Q. Does this cluster have a shared filesystem? Can I use the fileJobStore?

A. No. You should probably try out the azureJobStore.

Q. My tasks on the agents can't connect to the azureJobStore!

A. That's not a question. But, make sure either that you have distributed a .toilAzureCredentials file to each agent manually, or that you set the AZURE_ACCOUNT_KEY environment variable for your Toil master and are running a version of Toil that makes the master environment available at worker startup.

Q. How do I get to the Mesos web UI?

A. If you set up a jumpbox, run your browser on the juimpbox, and browse to http://10.0.0.5:5050/. If you did not set up a jumpbox, the easiest way is to use SSH port forwarding as a SOCKS proxy. From your local machine, run ssh <youruser>@<yourcluster>.<yourzone>.cloudapp.azure.com -p 2211 -D8080, and then set your browser to use the SOCKS proxy this creates at localhost:8080 (perhaps with a proxy switcher extension). Then, browse to http://10.0.0.5:5050/. Make sure to turn off the proxy when you close your SSH session, or your browser won't be able to load any pages.

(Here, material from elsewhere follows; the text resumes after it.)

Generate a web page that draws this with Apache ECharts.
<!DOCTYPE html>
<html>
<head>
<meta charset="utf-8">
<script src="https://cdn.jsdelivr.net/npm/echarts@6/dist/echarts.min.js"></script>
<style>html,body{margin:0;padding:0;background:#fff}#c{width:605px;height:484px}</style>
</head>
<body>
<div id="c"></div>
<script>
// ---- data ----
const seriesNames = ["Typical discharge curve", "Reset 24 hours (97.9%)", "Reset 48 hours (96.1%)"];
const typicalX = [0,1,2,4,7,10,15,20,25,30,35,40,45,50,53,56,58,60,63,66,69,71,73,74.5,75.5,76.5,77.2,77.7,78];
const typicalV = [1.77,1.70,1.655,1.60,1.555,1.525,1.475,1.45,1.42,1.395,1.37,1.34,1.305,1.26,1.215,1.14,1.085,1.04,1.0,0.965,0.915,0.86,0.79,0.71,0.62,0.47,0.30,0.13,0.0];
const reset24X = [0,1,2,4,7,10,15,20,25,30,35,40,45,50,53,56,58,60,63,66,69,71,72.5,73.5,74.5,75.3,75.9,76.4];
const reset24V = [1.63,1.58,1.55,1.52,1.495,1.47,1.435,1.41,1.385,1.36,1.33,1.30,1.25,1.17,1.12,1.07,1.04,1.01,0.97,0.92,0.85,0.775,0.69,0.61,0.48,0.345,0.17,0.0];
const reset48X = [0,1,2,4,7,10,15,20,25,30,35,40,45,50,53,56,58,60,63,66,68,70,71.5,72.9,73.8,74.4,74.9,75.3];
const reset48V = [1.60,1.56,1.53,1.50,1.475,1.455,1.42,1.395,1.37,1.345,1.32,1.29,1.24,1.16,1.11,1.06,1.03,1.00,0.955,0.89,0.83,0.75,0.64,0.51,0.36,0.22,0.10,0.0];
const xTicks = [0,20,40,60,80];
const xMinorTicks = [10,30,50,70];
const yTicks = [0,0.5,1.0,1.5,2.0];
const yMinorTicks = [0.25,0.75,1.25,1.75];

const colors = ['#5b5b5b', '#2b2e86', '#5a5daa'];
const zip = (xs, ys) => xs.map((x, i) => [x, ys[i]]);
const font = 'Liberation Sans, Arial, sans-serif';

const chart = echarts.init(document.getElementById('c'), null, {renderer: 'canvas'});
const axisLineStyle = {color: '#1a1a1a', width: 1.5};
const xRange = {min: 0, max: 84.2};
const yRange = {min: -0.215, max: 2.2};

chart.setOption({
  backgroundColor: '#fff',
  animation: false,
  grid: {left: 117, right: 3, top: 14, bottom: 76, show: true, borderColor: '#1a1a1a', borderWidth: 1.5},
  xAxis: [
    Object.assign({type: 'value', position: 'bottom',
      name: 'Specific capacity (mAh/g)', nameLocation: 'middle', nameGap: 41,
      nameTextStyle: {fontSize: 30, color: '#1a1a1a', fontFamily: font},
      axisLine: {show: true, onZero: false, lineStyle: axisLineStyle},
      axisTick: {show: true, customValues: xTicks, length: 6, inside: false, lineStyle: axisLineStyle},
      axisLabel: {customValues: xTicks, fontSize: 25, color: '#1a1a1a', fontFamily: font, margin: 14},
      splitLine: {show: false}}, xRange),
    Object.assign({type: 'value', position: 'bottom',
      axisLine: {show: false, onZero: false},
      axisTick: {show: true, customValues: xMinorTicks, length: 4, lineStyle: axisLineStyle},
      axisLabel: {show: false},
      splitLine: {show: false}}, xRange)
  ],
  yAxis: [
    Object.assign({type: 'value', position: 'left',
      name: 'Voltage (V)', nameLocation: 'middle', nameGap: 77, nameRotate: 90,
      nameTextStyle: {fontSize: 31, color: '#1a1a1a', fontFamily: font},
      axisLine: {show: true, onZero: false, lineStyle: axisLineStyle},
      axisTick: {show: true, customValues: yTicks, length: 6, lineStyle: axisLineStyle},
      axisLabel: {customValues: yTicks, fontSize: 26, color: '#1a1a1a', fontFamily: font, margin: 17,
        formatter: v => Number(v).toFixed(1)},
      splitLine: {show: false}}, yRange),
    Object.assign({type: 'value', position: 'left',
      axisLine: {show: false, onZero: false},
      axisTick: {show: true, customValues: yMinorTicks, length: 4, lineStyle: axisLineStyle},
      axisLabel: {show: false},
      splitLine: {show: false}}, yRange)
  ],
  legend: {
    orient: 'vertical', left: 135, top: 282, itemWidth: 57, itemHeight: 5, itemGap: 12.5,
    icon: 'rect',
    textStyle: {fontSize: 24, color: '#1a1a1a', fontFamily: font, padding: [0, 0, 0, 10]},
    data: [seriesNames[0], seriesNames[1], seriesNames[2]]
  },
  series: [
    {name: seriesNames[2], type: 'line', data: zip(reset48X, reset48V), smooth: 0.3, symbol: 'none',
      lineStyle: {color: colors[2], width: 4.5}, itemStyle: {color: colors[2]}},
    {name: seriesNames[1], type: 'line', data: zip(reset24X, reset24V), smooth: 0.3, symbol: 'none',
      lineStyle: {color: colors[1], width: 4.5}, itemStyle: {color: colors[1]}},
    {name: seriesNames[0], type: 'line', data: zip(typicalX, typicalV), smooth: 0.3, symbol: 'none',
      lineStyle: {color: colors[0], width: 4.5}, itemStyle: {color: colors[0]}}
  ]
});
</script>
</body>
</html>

Also note that this routes all your web traffic through Azure.

Q. How do I get to the slave pages in the Mesos web UI?

A. You're probably using the proxy method above. Make sure your browser is doing DNS through the proxy. The Mesos web UI expects to be able to resolve names like yourclusteragent1, which you probably can't do on your machine. In Firefox, you need to set network.proxy.socks_remote_dns to true in about:config.

Q. My cluster just completed but Mesos is not up/has no slaves!

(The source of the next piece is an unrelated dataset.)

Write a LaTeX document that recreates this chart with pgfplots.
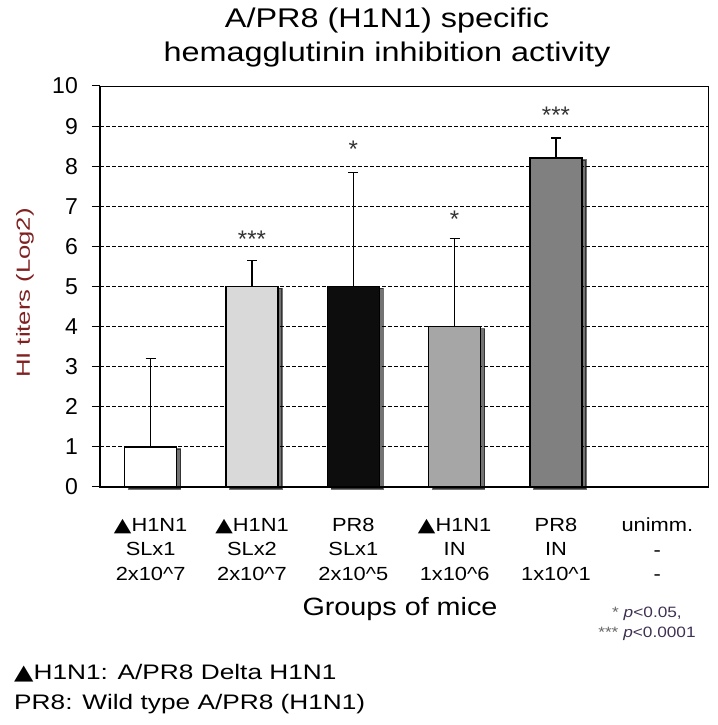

A. That's not a question either. But after your template finishes, your cluster is still running installation. That installation might fail, if bugs still exist in the setup code or if needed Internet resources disappear. You can run "tail -f /var/log/azure/cluster-bootstrap.log" on each master or agent to see how the installation is going and what might have gone wrong.